Word Boundaries in Regular Expressions
1. Understanding Word Boundaries
Word boundaries in regular expressions are used to match positions where a word character is adjacent to a non-word character, or vice versa. They are represented by the metacharacters \b
and \B
.
2. The \b
Boundary
The \b
boundary matches a position that is either before the first character in a word, after the last character in a word, or between a word character and a non-word character. Word characters include letters, digits, and underscores.
Example:
Pattern: \bcat\b
Text: "The cat sat on the mat."
Matches: "cat"
Explanation: The \b
ensures that "cat" is matched as a whole word, not as part of another word like "concatenate".
3. The \B
Boundary
The \B
boundary matches a position that is not a word boundary. It is used to match positions within words, where both the preceding and following characters are either word characters or non-word characters.
Example:
Pattern: \Bcat\B
Text: "The concatenation was successful."

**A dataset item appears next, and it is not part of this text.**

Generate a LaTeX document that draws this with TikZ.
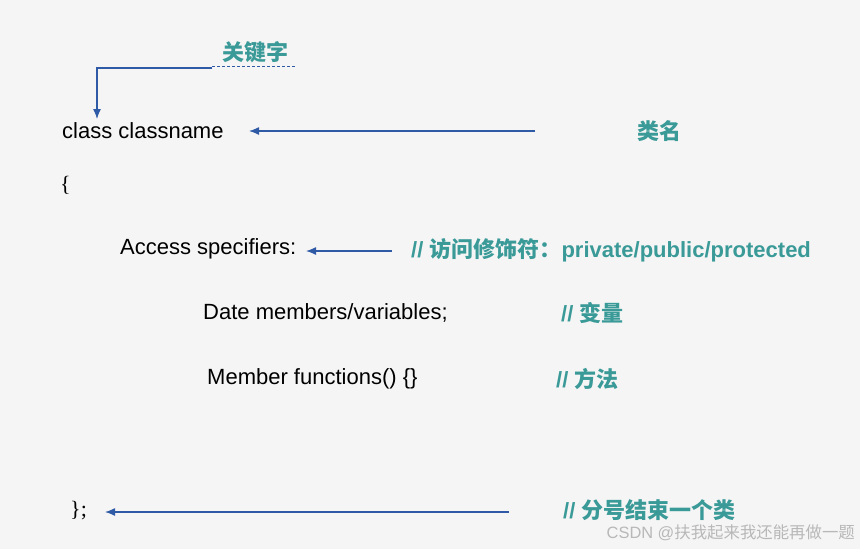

Matches: "cat" in "concatenation"
Explanation: The \B
ensures that "cat" is matched within a word, not at the start or end of a word.
4. Practical Examples
Understanding word boundaries is crucial for precise pattern matching. Here are some practical examples:
Example:
Pattern: \b\d+\b
Text: "There are 123 apples and 456 oranges."
Matches: "123", "456"
Explanation: The \b
ensures that only whole numbers are matched, not digits within words like "apples".
Example:
Pattern: \Bing\B
Text: "The string was interesting."
Matches: "ing" in "string" and "interesting"
Explanation: The \B
ensures that "ing" is matched within words, not at the boundaries.